Selecting Expert Mode in the Plugin menu will bring up the remaining parameters:

Default Crawl Depth
When doing a new content crawl, how many levels down should it go to check for changes. The default is 1. It will only check the manifest page for new content.
Crawl Window Class
The name of the class which encapsulates the temporal crawl restrictions for the publishers site.
Filter Classes
The list of filters by mime-type for filtering content before performing a hash.
Crawl Exception Class
The name of the class to be called when HTTP errors are generated. This only needs to be implemented if the site uses HTTP return codes in non-standard ways.
Cache Exception Map
A map of return codes to error handlers. This only needs to be used if a return code is being remapped on the site. So returning 404 for some 200 types.

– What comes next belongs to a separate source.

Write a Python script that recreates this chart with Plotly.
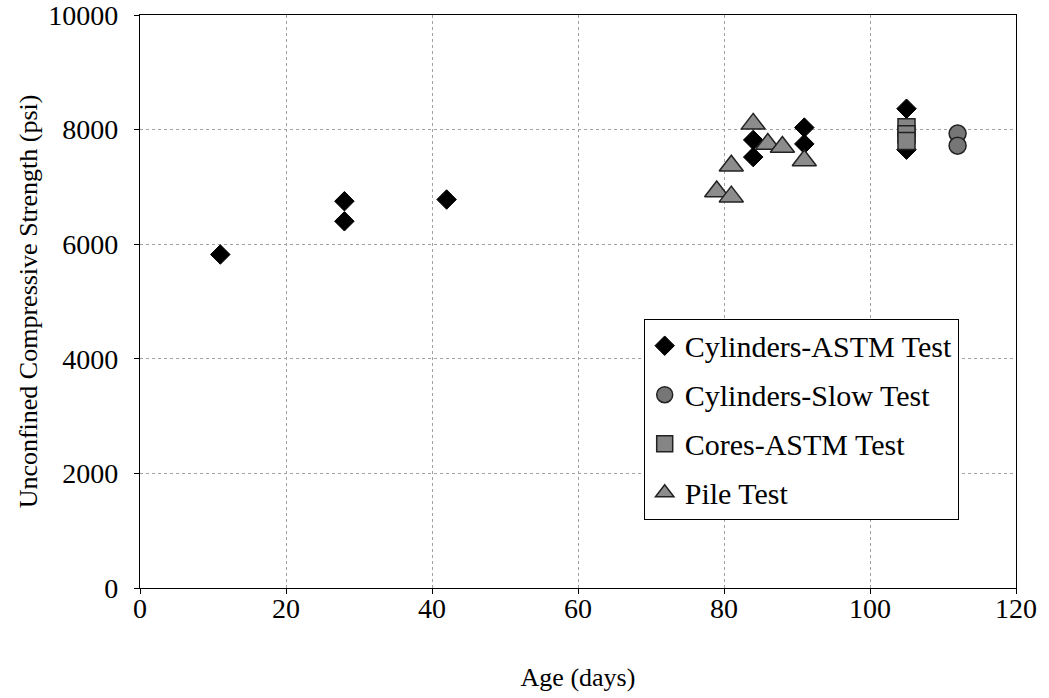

[edit] Overriding Plugin Settings

Most of the information in a plugin is fixed, but some items can be overridden by the LOCKSS daemon's property settings, obtained locally or from one of the LOCKSS property servers. The list of such information is:

  • The refetch depth, which is the depth from the starting URL to which the crawler's search for new content will proceed. If each new article is linked from the publisher's manifest page directly, this depth should be 1. If the manifest page links to the table of content for an issue, which links to each new article this depth should be 2, and so on. Each time it looks for new content, up to this depth from the start URL, the crawler will re-fetch each URL even if it is already in the cache.
  • The new content crawl interval.
  • A flag that enables and disables the crawl window (but not the crawl window itself).
  • The set of pre-configured titles.